→ **Records supplied**:

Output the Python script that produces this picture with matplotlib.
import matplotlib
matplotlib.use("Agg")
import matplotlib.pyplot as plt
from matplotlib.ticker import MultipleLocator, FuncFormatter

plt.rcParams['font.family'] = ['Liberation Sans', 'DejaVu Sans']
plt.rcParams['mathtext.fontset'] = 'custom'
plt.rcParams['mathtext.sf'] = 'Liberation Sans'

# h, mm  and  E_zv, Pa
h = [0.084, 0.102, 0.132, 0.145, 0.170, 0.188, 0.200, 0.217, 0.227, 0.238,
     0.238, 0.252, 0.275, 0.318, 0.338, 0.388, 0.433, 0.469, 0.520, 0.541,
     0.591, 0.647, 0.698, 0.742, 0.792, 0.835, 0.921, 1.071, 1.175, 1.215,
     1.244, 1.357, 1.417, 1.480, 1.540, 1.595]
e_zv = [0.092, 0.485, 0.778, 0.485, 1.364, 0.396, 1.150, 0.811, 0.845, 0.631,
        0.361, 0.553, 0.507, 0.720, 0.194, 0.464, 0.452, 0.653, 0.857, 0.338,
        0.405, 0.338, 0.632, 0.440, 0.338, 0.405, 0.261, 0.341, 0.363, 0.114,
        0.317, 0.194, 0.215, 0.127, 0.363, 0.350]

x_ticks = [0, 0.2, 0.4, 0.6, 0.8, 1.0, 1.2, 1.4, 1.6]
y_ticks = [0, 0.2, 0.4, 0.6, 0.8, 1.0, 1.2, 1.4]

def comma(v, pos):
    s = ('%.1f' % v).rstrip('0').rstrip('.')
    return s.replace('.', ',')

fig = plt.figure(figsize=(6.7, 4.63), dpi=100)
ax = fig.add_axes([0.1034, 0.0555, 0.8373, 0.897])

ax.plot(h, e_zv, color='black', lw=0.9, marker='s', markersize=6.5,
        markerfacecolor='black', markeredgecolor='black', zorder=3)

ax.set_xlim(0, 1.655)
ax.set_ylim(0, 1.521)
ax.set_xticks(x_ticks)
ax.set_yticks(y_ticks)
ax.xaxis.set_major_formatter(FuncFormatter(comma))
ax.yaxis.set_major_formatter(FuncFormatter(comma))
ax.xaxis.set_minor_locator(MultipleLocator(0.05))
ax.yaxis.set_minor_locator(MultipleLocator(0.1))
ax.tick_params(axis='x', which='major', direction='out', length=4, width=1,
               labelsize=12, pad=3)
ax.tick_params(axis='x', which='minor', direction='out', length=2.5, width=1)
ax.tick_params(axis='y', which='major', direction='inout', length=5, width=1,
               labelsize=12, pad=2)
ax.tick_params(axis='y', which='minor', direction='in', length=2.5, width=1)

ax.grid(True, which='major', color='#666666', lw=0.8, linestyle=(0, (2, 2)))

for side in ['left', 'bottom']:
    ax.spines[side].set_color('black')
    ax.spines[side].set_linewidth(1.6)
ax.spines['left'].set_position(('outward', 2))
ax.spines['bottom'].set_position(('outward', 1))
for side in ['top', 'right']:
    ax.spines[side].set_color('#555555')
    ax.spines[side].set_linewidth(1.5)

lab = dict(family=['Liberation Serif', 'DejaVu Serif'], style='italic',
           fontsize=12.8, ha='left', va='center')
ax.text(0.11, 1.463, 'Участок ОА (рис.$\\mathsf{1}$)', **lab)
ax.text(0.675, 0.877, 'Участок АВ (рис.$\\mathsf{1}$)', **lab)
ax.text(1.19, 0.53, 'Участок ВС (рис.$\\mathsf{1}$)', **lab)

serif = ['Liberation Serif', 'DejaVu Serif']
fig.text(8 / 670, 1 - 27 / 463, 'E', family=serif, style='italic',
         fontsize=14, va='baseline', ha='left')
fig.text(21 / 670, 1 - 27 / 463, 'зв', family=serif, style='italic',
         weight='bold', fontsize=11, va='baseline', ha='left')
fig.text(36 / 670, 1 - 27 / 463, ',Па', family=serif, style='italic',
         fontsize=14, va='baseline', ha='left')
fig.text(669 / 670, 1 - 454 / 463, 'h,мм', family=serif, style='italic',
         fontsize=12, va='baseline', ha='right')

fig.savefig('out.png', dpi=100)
==
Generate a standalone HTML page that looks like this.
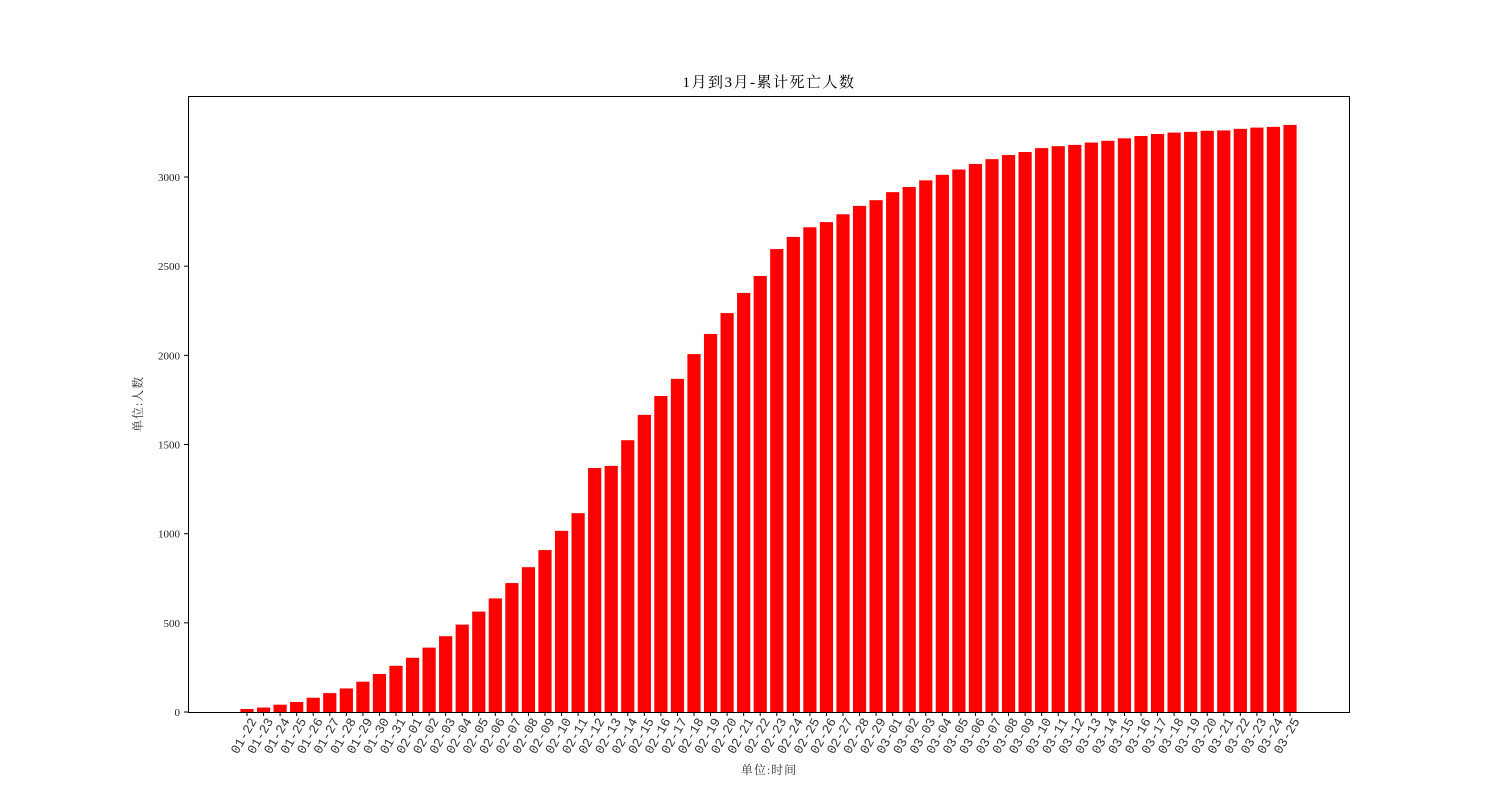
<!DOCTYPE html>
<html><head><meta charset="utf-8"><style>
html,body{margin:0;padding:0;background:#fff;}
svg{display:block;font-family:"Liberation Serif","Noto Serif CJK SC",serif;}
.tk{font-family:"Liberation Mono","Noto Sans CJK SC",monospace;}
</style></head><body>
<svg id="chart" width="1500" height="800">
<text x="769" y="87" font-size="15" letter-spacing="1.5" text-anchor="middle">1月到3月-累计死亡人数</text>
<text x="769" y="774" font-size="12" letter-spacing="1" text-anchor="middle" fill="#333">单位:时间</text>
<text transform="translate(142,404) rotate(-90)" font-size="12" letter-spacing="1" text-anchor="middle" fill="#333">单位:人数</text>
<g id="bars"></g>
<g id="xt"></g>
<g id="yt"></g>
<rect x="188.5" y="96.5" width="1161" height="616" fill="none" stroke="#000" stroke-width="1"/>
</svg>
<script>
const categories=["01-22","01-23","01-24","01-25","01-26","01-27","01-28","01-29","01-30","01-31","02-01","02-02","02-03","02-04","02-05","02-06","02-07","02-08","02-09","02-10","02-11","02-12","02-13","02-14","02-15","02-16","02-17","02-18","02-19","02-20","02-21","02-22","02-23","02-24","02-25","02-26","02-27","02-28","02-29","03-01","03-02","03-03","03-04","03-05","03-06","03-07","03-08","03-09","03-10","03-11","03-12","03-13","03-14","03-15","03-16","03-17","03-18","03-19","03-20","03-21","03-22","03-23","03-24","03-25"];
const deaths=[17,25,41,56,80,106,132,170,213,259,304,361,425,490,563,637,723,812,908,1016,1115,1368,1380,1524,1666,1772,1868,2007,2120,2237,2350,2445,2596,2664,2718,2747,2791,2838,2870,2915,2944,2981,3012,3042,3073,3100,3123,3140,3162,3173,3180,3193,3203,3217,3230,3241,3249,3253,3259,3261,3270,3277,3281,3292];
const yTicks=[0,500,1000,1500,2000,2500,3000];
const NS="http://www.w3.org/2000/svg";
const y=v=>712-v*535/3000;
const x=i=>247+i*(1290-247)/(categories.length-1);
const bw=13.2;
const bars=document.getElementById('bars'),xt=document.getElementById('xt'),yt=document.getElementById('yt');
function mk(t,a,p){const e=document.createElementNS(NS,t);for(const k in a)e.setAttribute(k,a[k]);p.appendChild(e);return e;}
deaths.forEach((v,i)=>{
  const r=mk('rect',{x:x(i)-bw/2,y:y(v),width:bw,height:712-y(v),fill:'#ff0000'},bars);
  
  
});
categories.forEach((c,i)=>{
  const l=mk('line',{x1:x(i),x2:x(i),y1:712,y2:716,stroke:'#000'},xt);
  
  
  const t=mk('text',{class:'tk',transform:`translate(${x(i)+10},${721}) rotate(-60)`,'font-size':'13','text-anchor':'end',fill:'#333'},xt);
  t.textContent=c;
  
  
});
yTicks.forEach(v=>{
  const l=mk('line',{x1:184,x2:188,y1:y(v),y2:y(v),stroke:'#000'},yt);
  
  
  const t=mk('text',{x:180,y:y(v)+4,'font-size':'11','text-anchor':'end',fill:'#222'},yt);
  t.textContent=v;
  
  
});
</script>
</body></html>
--
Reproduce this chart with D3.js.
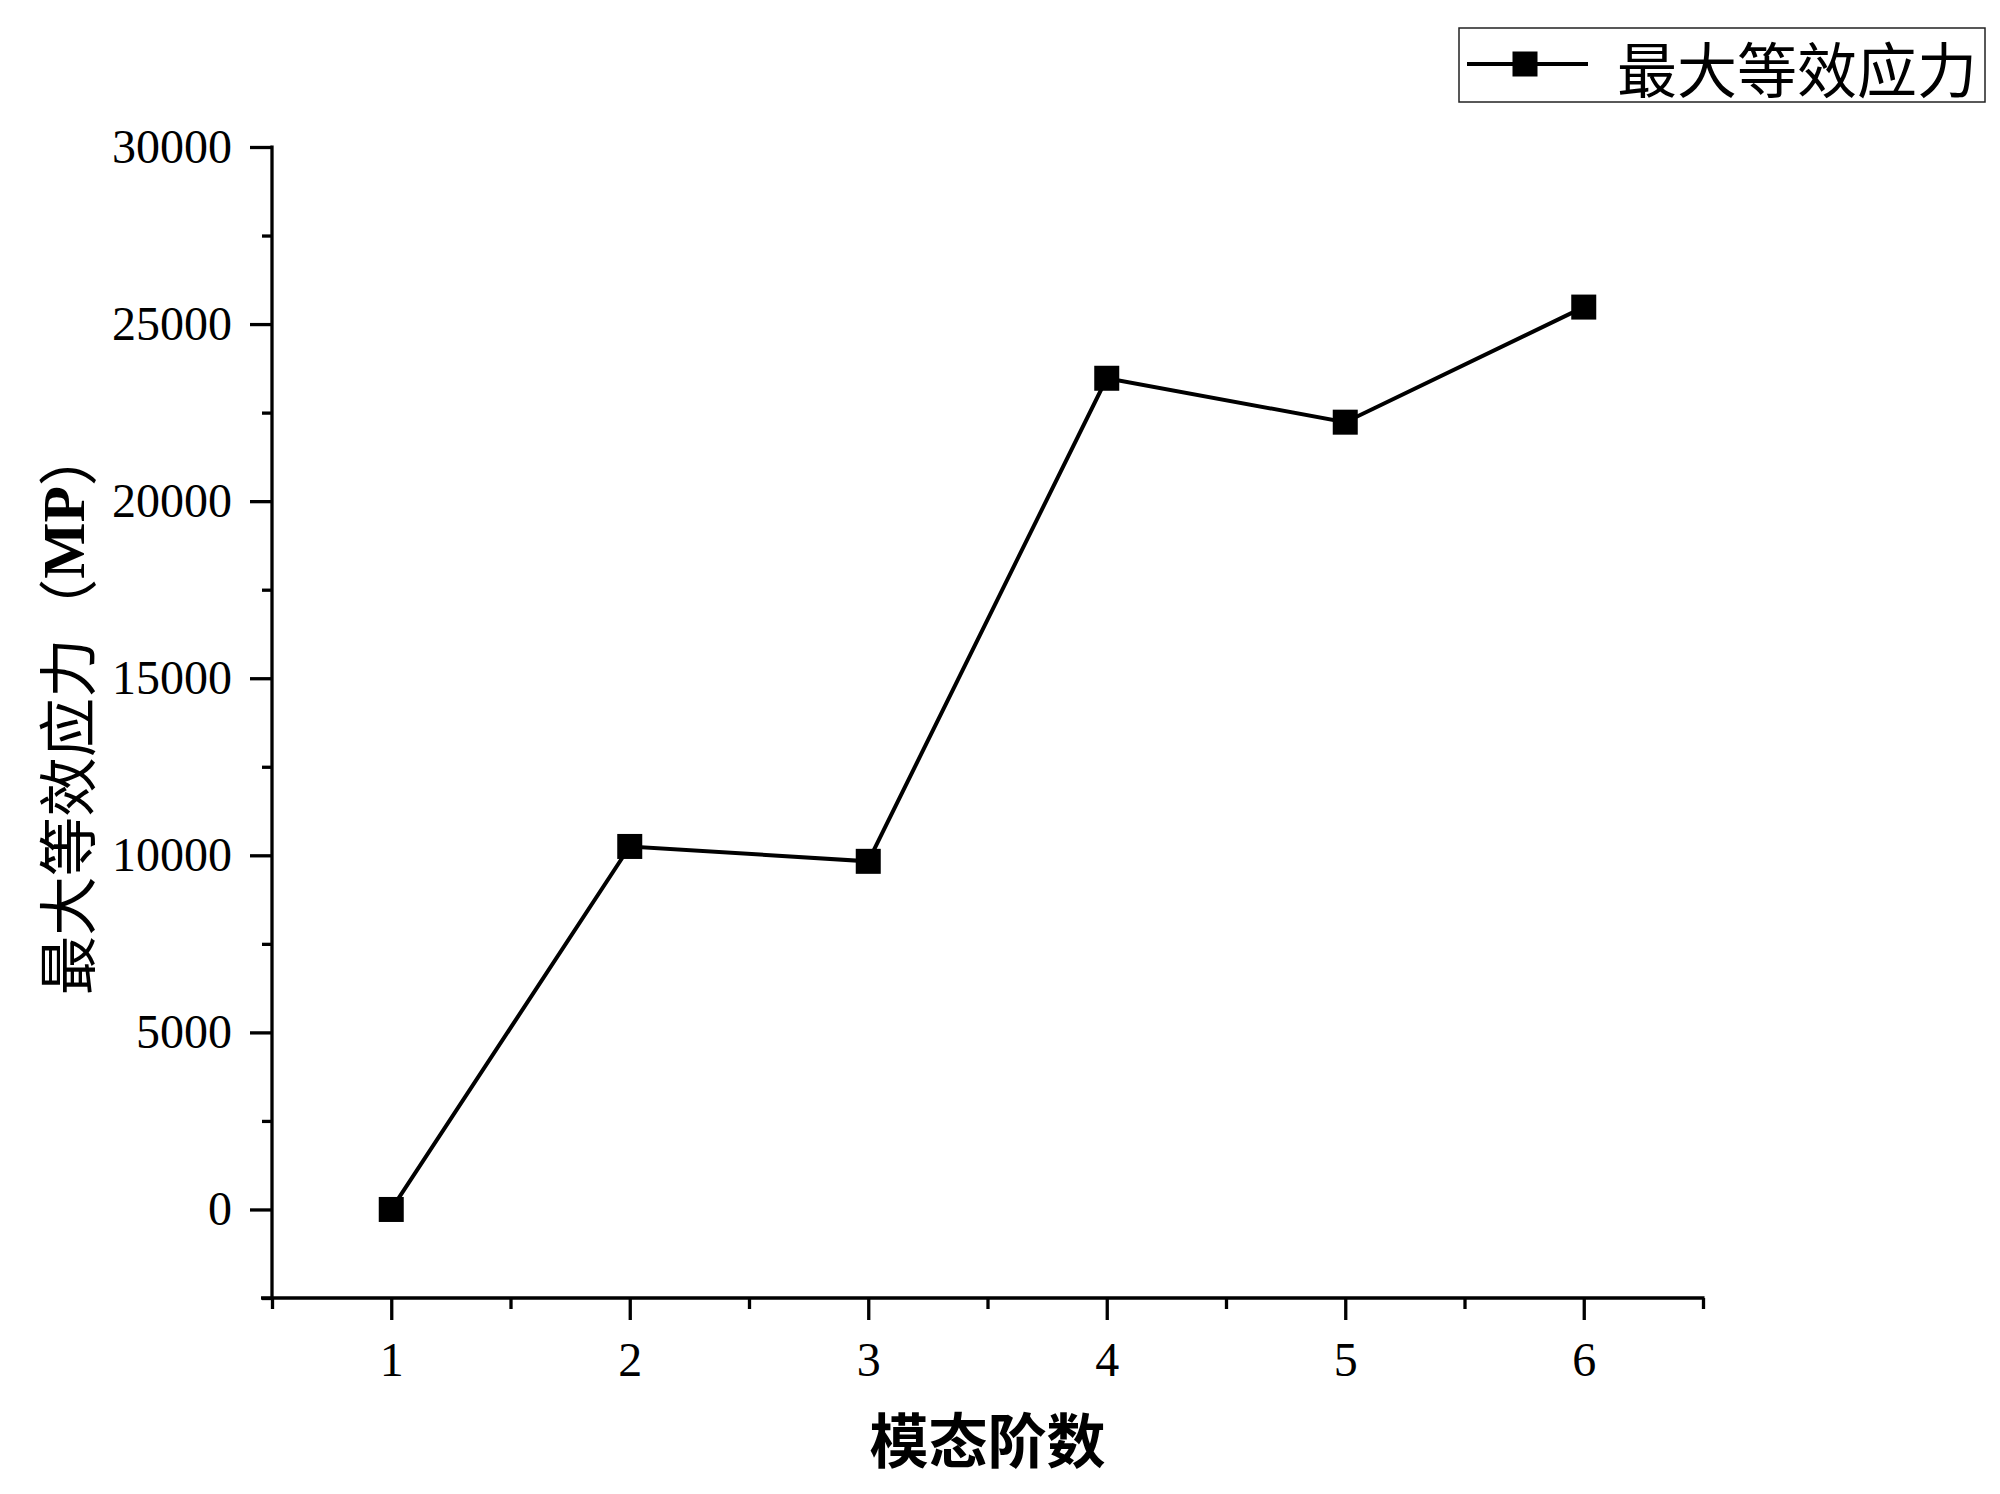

→ **Directive**: Transcribe word for word the lines from the one holding "Output the Python" through the one holding "return s.replace('.', ',')". Include both, and add nothing.

→ **Problem solution**:
Output the Python script that produces this picture with matplotlib.
import matplotlib
matplotlib.use("Agg")
import matplotlib.pyplot as plt
from matplotlib.ticker import MultipleLocator, FuncFormatter

plt.rcParams['font.family'] = ['Liberation Sans', 'DejaVu Sans']
plt.rcParams['mathtext.fontset'] = 'custom'
plt.rcParams['mathtext.sf'] = 'Liberation Sans'

# h, mm  and  E_zv, Pa
h = [0.084, 0.102, 0.132, 0.145, 0.170, 0.188, 0.200, 0.217, 0.227, 0.238,
     0.238, 0.252, 0.275, 0.318, 0.338, 0.388, 0.433, 0.469, 0.520, 0.541,
     0.591, 0.647, 0.698, 0.742, 0.792, 0.835, 0.921, 1.071, 1.175, 1.215,
     1.244, 1.357, 1.417, 1.480, 1.540, 1.595]
e_zv = [0.092, 0.485, 0.778, 0.485, 1.364, 0.396, 1.150, 0.811, 0.845, 0.631,
        0.361, 0.553, 0.507, 0.720, 0.194, 0.464, 0.452, 0.653, 0.857, 0.338,
        0.405, 0.338, 0.632, 0.440, 0.338, 0.405, 0.261, 0.341, 0.363, 0.114,
        0.317, 0.194, 0.215, 0.127, 0.363, 0.350]

x_ticks = [0, 0.2, 0.4, 0.6, 0.8, 1.0, 1.2, 1.4, 1.6]
y_ticks = [0, 0.2, 0.4, 0.6, 0.8, 1.0, 1.2, 1.4]

def comma(v, pos):
    s = ('%.1f' % v).rstrip('0').rstrip('.')
    return s.replace('.', ',')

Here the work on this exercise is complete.